JOB: Repeat exactly the lines from the one containing "Emit a Python" through the one containing "80, 90, 100]", both lines included, please, without any other lines.

═════ DATA ROWS ═════

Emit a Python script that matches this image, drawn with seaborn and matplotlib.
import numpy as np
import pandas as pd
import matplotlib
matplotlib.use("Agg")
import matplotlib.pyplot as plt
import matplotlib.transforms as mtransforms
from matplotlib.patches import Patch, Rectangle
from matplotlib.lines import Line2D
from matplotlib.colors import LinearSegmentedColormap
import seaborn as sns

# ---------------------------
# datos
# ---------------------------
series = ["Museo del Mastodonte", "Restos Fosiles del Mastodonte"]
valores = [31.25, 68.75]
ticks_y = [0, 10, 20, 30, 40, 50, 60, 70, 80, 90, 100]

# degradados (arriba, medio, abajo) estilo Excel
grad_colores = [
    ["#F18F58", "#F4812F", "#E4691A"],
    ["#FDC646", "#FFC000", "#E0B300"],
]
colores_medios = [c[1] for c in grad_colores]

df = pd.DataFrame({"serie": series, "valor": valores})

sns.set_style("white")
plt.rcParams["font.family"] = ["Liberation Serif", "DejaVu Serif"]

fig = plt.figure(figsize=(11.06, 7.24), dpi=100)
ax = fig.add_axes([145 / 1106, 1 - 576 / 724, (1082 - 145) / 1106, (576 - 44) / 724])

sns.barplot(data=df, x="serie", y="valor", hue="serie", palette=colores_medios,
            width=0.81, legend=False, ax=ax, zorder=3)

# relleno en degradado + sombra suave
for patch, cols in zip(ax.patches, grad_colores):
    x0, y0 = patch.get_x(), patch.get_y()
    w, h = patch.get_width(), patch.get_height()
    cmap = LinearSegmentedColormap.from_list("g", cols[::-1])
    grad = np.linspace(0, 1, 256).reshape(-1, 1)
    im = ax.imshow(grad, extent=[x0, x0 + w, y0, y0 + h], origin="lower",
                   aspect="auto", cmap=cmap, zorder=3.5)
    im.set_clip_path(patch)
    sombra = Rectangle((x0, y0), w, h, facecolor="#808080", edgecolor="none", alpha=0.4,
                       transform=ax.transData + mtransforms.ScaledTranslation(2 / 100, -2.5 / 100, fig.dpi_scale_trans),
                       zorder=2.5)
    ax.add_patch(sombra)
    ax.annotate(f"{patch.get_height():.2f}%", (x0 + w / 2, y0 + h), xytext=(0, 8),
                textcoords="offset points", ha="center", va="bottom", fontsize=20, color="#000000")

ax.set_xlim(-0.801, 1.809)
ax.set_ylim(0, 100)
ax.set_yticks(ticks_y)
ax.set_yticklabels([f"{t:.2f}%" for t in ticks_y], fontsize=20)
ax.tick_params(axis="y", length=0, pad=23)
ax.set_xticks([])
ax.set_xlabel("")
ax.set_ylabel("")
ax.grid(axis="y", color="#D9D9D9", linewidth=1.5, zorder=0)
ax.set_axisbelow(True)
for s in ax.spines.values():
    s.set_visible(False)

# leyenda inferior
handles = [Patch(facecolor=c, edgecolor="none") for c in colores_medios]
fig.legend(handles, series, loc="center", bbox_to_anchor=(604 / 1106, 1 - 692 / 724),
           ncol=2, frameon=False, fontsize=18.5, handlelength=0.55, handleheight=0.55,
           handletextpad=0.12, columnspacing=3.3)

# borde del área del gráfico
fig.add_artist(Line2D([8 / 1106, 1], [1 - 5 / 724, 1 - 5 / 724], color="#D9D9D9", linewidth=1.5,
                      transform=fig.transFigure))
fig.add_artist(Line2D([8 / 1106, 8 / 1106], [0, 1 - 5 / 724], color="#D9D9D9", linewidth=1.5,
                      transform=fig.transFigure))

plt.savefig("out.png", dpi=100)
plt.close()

═════
═════ DATA ROWS ═════

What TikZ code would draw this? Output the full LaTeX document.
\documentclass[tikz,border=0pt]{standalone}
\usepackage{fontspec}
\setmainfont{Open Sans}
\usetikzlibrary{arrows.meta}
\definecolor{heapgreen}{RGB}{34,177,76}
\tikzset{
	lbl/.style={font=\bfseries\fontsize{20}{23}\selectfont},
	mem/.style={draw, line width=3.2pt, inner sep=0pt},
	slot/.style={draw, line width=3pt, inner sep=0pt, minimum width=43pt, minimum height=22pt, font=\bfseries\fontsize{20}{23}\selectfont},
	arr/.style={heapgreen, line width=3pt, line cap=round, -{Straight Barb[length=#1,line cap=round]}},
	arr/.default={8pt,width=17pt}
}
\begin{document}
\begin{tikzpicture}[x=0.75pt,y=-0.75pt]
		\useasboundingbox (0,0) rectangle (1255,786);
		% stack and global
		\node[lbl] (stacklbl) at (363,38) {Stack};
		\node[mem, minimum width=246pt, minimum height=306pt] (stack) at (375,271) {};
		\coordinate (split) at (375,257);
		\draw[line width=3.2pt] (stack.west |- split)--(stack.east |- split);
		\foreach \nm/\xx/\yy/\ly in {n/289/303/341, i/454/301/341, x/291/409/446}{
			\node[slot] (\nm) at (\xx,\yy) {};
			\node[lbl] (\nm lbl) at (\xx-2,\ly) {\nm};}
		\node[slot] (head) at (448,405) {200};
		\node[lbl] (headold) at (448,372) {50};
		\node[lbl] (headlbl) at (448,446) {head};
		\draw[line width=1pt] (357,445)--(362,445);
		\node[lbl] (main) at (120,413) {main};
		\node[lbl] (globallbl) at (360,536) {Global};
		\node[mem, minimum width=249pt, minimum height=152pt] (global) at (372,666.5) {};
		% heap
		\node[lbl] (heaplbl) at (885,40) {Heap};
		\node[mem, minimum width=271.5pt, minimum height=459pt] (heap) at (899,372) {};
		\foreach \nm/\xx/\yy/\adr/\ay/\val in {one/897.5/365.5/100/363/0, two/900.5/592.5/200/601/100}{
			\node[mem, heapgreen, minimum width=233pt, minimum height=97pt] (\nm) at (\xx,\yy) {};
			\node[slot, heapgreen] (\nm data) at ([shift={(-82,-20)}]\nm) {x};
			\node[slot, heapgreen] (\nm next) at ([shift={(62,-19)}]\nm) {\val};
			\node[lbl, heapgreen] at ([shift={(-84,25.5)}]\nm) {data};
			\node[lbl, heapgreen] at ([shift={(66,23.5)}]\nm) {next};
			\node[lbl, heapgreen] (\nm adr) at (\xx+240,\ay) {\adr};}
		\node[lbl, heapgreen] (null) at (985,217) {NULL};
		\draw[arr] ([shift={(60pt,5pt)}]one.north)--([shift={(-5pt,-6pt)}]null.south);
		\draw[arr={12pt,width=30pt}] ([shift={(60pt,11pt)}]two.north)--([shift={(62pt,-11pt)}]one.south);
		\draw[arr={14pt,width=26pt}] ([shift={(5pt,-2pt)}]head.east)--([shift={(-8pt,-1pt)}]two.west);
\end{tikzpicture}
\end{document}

═════
═════ DATA ROWS ═════

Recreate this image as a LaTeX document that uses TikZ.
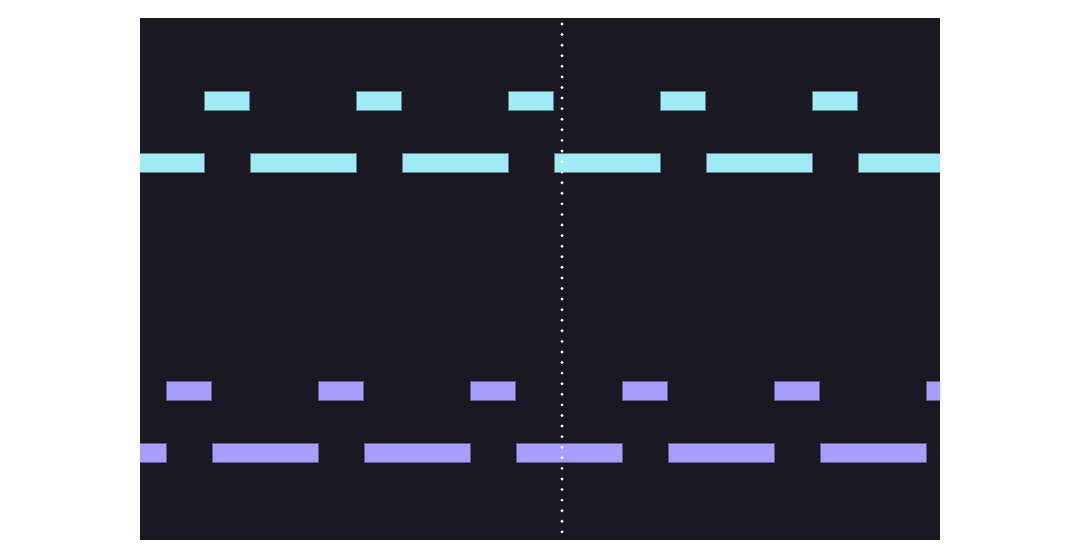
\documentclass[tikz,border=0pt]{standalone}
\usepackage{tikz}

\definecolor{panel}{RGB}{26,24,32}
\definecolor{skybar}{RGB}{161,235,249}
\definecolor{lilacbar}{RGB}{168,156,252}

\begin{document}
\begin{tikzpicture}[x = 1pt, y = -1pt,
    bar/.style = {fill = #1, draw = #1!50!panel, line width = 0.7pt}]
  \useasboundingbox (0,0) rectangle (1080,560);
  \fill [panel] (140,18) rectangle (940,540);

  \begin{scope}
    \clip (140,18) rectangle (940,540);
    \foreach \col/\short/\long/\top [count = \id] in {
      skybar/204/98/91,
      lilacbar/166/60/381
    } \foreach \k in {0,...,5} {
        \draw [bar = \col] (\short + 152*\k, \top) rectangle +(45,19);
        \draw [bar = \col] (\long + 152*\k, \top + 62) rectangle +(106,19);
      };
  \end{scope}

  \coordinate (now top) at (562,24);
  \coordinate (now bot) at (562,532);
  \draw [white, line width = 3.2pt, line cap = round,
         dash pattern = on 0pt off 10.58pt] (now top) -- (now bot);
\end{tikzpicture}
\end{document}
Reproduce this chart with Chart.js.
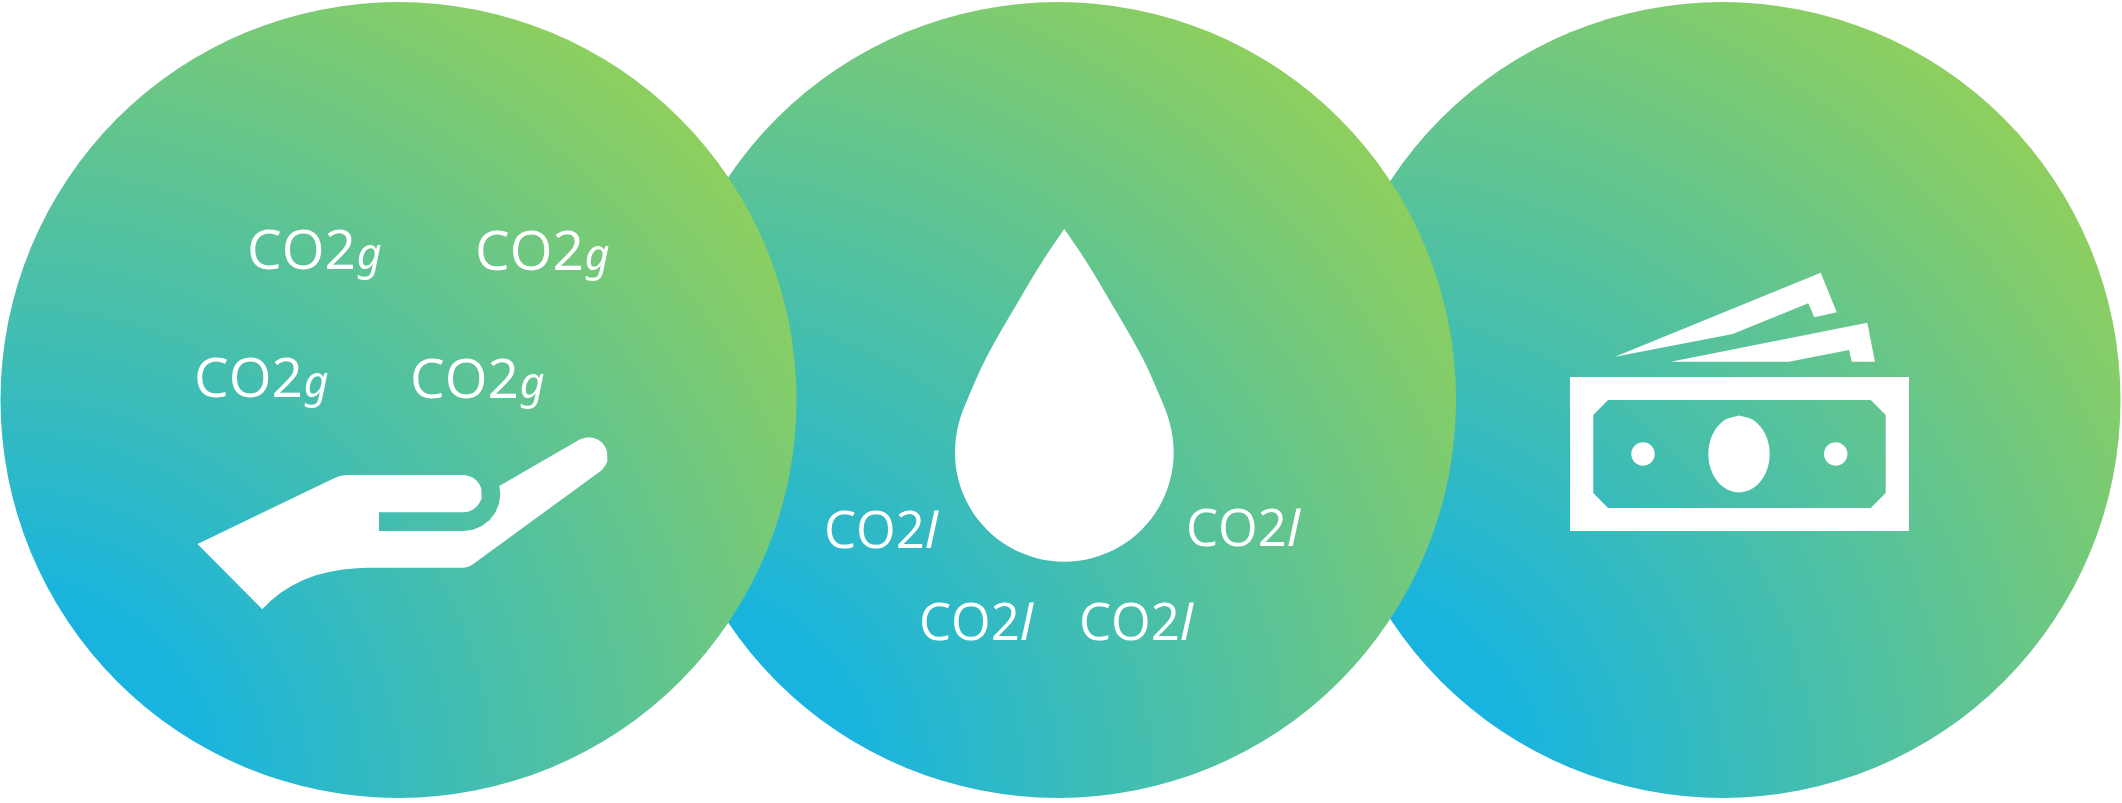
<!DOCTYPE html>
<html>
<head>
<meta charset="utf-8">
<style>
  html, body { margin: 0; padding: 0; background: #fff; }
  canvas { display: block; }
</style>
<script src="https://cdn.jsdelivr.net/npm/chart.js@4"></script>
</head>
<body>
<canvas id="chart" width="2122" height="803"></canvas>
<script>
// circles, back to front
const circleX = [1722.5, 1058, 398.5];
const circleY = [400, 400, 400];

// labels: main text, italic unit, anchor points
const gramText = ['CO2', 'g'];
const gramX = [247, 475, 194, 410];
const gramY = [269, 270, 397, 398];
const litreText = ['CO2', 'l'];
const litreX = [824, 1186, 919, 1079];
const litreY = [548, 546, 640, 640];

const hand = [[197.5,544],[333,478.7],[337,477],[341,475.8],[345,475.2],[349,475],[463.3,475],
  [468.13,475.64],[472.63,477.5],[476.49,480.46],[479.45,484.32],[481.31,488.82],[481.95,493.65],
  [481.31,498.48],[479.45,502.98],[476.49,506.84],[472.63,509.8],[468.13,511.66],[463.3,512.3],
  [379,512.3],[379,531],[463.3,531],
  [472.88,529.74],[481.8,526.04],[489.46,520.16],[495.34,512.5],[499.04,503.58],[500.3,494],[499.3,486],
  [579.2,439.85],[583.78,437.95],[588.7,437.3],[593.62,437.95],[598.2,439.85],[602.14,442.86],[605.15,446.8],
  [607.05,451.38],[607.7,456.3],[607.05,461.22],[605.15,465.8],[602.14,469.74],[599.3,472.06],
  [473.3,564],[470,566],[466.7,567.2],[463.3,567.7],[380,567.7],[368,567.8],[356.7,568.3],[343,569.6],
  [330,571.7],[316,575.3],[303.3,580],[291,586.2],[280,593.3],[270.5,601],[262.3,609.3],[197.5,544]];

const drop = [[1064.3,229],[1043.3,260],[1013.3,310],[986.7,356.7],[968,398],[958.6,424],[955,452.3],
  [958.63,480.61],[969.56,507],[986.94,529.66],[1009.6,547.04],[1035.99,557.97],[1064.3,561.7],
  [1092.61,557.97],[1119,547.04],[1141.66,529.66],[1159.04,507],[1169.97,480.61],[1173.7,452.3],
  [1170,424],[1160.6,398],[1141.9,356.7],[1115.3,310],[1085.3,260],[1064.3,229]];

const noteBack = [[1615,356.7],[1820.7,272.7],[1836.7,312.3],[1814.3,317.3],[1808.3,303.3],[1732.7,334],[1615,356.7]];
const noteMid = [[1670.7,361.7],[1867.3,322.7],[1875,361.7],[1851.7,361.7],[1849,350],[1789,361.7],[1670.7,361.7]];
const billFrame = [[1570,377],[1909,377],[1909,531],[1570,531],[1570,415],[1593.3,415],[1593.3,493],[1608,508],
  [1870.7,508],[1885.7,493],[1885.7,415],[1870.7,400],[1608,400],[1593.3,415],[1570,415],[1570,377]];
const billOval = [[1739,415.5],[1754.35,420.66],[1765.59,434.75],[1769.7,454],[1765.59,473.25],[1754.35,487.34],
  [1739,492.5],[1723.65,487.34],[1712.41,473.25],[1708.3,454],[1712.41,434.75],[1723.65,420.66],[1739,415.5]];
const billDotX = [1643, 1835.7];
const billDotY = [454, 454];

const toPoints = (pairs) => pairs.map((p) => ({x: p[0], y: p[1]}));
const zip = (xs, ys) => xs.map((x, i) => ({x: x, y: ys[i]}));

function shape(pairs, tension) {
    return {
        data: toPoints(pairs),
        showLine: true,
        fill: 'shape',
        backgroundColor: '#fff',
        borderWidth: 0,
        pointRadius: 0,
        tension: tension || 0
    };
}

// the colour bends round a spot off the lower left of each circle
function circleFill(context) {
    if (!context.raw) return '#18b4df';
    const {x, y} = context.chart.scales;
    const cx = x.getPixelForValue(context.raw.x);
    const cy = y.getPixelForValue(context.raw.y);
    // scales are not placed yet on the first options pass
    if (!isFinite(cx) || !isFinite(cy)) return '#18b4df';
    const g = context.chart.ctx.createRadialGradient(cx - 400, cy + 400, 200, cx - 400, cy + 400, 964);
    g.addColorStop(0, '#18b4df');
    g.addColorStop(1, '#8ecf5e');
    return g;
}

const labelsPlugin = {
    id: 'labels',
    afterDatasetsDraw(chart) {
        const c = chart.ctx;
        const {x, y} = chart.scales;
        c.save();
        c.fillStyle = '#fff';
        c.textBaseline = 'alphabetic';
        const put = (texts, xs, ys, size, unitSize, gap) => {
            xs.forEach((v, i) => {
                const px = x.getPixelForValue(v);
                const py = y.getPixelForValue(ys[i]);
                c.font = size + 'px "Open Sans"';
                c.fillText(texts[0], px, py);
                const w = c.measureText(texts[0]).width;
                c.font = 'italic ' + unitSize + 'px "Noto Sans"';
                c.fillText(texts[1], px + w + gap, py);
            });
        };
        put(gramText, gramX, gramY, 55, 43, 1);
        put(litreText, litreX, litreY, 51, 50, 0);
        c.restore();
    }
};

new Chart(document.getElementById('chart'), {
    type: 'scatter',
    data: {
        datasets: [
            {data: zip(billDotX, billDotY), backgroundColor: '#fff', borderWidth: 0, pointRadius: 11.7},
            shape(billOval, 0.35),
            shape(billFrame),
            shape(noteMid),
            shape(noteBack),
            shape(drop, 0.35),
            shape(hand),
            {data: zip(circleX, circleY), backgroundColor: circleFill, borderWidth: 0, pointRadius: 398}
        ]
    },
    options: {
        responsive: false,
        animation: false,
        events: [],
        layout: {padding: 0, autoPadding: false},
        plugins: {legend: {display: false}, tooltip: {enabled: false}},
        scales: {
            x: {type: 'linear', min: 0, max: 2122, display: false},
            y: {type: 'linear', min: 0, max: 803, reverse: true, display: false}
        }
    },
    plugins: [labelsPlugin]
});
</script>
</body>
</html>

═════

EXERCISE OUTPUT:
Emit a Python script that matches this image, drawn with seaborn and matplotlib.
import numpy as np
import pandas as pd
import matplotlib
matplotlib.use("Agg")
import matplotlib.pyplot as plt
import matplotlib.transforms as mtransforms
from matplotlib.patches import Patch, Rectangle
from matplotlib.lines import Line2D
from matplotlib.colors import LinearSegmentedColormap
import seaborn as sns

# ---------------------------
# datos
# ---------------------------
series = ["Museo del Mastodonte", "Restos Fosiles del Mastodonte"]
valores = [31.25, 68.75]
ticks_y = [0, 10, 20, 30, 40, 50, 60, 70, 80, 90, 100]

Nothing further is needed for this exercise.